Question

If \(\mathrm{w}^{\prime}(\mathrm{t})\) is the rate of growth of a child in \(\mathrm{kg}\) per year, what does \(\int_{5}^{10} w^{\prime}(t) d t\) represent ?

Short answer

Answer: The integral \(\int_{5}^{10} w^{\prime}(t) dt\) represents the total growth in weight (in kg) of the child from age 5 to age 10.

Step-by-step solution

Note the problem as an integral

We are given that \(w'(t)\) is the rate of growth of a child in kg per year. To find the representation of \(\int_{5}^{10} w^{\prime}(t) dt\), we need to integrate the rate of growth of the child with respect to time from t = 5 to t = 10.

Apply the fundamental theorem of calculus

According to the fundamental theorem of calculus, the integral of a derivative function over an interval gives us the difference between the original function's values at the interval's endpoints. So \(\int_{5}^{10} w^{\prime}(t) dt = w(10) - w(5)\), where \(w(t)\) represents the total weight of the child at age \(t\).

Interpret the meaning of the result

Since \(w(10) - w(5)\) gives the difference in the child's weight between the ages of 10 and 5, the integral \(\int_{5}^{10} w^{\prime}(t) dt\) represents the total growth in weight (in kg) of the child from age 5 to age 10.

Key concepts

Rate of Growth

In the context of calculus, the rate of growth is a measure that tells us how quickly a quantity is changing with respect to another quantity. For instance, when studying the development of a child, we can talk about the weight of the child increasing over time. Imagine graphing the child's weight against their age; the steepness of the graph tells us how fast the child's weight is changing as they grow older.

Mathematically, this rate of growth is represented by a derivative, denoted as a function with a prime symbol, such as in the exercise with \(w'(t)\). If weight (\(w\)) is a function of time (\(t\)), then the rate of growth \(w'(t)\) is the derivative of the weight with respect to time, essentially describing how many kilograms the child is gaining each year.

Interpreting the Graph

When graphing the rate of growth, the area under the curve between two points on the graph (measured by an integral) reflects the total change in weight between those ages. If the rate of growth is constant, the graph will show a straight horizontal line, but if it's varying, the line may increase or decrease in steepness. Understanding the concept of rate of growth is crucial for interpreting the outcome of an integral that measures changes over an interval.

Fundamental Theorem of Calculus

One of the most profound principles in integral calculus is the Fundamental Theorem of Calculus. It bridges the gap between differentiation and integration, two core operations in calculus, and ties them together in a way that allows us to evaluate integrals more easily. Essentially, it states that if a function is continuous on an interval and has an antiderivative, then the definite integral of that function over that interval can be found by taking the difference between the values of the antiderivative at the endpoints of the interval.

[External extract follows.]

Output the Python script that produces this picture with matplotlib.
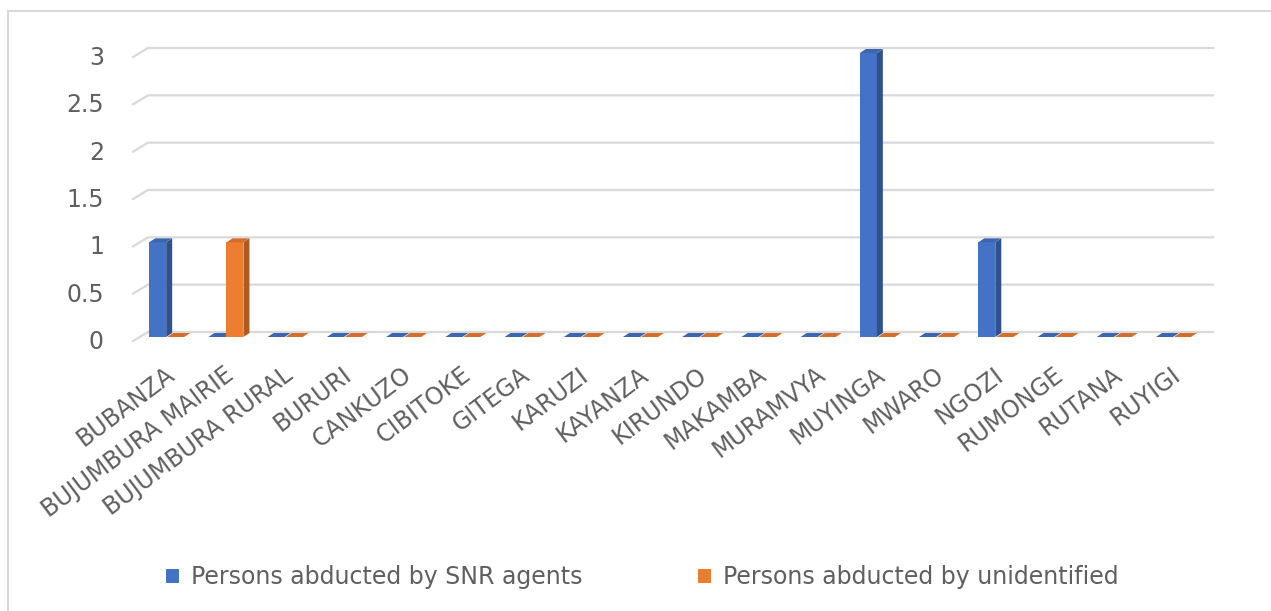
import numpy as np
import matplotlib.pyplot as plt
from matplotlib.patches import Polygon, Patch, Rectangle
import matplotlib.transforms as mtransforms

# data
provinces = ['BUBANZA', 'BUJUMBURA MAIRIE', 'BUJUMBURA RURAL', 'BURURI', 'CANKUZO',
             'CIBITOKE', 'GITEGA', 'KARUZI', 'KAYANZA', 'KIRUNDO', 'MAKAMBA',
             'MURAMVYA', 'MUYINGA', 'MWARO', 'NGOZI', 'RUMONGE', 'RUTANA', 'RUYIGI']
snr_agents = [1, 0, 0, 0, 0, 0, 0, 0, 0, 0, 0, 0, 3, 0, 1, 0, 0, 0]
unidentified = [0, 1, 0, 0, 0, 0, 0, 0, 0, 0, 0, 0, 0, 0, 0, 0, 0, 0]
yticks = [0, 0.5, 1, 1.5, 2, 2.5, 3]
ytick_labels = ['0', '0.5', '1', '1.5', '2', '2.5', '3']
series_names = ['Persons abducted by SNR agents', 'Persons abducted by unidentified']

W, H = 1271, 611
fig = plt.figure(figsize=(W / 100, H / 100), dpi=100)
plt.rcParams['font.family'] = ['DejaVu Sans']

# plot area (pixels from top-left)
left_px, right_px = 140, 1206
zero_px, top_px = 337, 53
ax = fig.add_axes([left_px / W, 1 - zero_px / H, (right_px - left_px) / W, (zero_px - top_px) / H])
n = len(provinces)
ax.set_xlim(-0.5, n - 0.5)
ax.set_ylim(0, 3)
ax.axis('off')

px_x = (n) / (right_px - left_px)   # data units per pixel in x
px_y = 3 / (zero_px - top_px)       # data units per pixel in y

grid_col = '#D9D9D9'
text_col = '#5f5f5f'
fs = 17

# back wall gridlines with a small diagonal into the floor
for v in yticks:
    yb = v + 5 * px_y
    yf = v - 4 * px_y
    xb0 = -0.5 + 8 * px_x
    xb1 = n - 0.5 + 7 * px_x
    xf0 = -0.5 - 7 * px_x
    ax.plot([xf0, xb0, xb1], [yf, yb, yb], color=grid_col, lw=1.6, clip_on=False, zorder=1)

# y labels
lab_tr = mtransforms.offset_copy(ax.transData, fig=fig, x=-36, y=-5, units='dots')
for v, lab in zip(yticks, ytick_labels):
    ax.text(-0.5, v, lab, transform=lab_tr, ha='right', va='center',
            fontsize=fs, color=text_col)

# pseudo 3d bars
w = 17 * px_x
dx = 6 * px_x
dy = 4 * px_y
styles = [
    (snr_agents, -0.345, '#4472C4', '#2F528F', '#3C66B0'),
    (unidentified, -0.04, '#ED7D31', '#AE5A21', '#D46E2A'),
]
for vals, off, face, side, top in styles:
    for i, v in enumerate(vals):
        x0 = i + off
        x1 = x0 + w
        ax.add_patch(Rectangle((x0, 0), w, v, facecolor=face, edgecolor='none', zorder=3, clip_on=False))
        ax.add_patch(Polygon([(x1, 0), (x1 + dx, dy), (x1 + dx, v + dy), (x1, v)],
                             facecolor=side, edgecolor='none', zorder=3, clip_on=False))
        ax.add_patch(Polygon([(x0, v), (x1, v), (x1 + dx, v + dy), (x0 + dx, v + dy)],
                             facecolor=top, edgecolor='none', zorder=3, clip_on=False))

# category labels
cat_tr = mtransforms.offset_copy(ax.transData, fig=fig, x=2, y=-35, units='dots')
for i, name in enumerate(provinces):
    ax.text(i, 0, name, transform=cat_tr, rotation=37, rotation_mode='anchor',
            ha='right', va='center', fontsize=fs, color=text_col)

# legend
handles = [Patch(facecolor='#4472C4', label=series_names[0]),
           Patch(facecolor='#ED7D31', label=series_names[1])]
fig.legend(handles=handles, loc='center', bbox_to_anchor=(642 / W, 1 - 577 / H), ncol=2,
           frameon=False, fontsize=fs, labelcolor=text_col, handlelength=0.55,
           handleheight=0.55, handletextpad=0.5, columnspacing=4.9)

# chart border
fig.add_artist(Rectangle((8 / W, -0.1), 1.2, 1.1 - 11 / H, transform=fig.transFigure,
                         fill=False, edgecolor=grid_col, lw=1.5))

fig.savefig('out.png', dpi=100)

To put it in perspective with our exercise, the function \(w'(t)\) is the derivative or rate of growth, while \(w(t)\) is the antiderivative or the actual weight function. The Fundamental Theorem tells us that integrating \(w'(t)\) from age 5 to age 10 (\( \int_{5}^{10} w'(t) dt \) ) is equivalent to finding the difference in weight (\(w(10) - w(5)\)).

In practice, this theorem simplifies the process of finding the total change over a period, avoiding the need for summing up infinite tiny changes, and provides a powerful tool for calculating areas under curves and the total accumulation of quantities.

Definite Integral Application

The concept of a definite integral has various real-world applications, particularly when it comes to quantifying total change, as shown in our textbook exercise. A definite integral is used to calculate the total accumulation of a quantity over an interval. In the scenario provided, the definite integral \( \int_{5}^{10} w'(t) dt \) represents the total increase in the child's weight from age 5 to age 10.

By completing this integral, we get a single number that sums up the cumulative effect of the continuous growth over those five years. Applications of definite integrals extend beyond just rates of growth in a child; they're used in physics for calculating work done by forces, in economics for computing total profit over time, and in engineering for assessing the total material needed for a project. The ability to convert a rate of growth into a measurable amount of change is crucial in many fields.

Importance of Units

An important consideration when dealing with definite integrals is to keep the units consistent. The rate of growth \(w'(t)\) in the exercise is measured in kilograms per year, meaning that the result of the integral will be in kilograms since we are integrating over time, measured in years. This attention to detail ensures the answers we find are not only mathematically correct but also make sense in the context of the problem.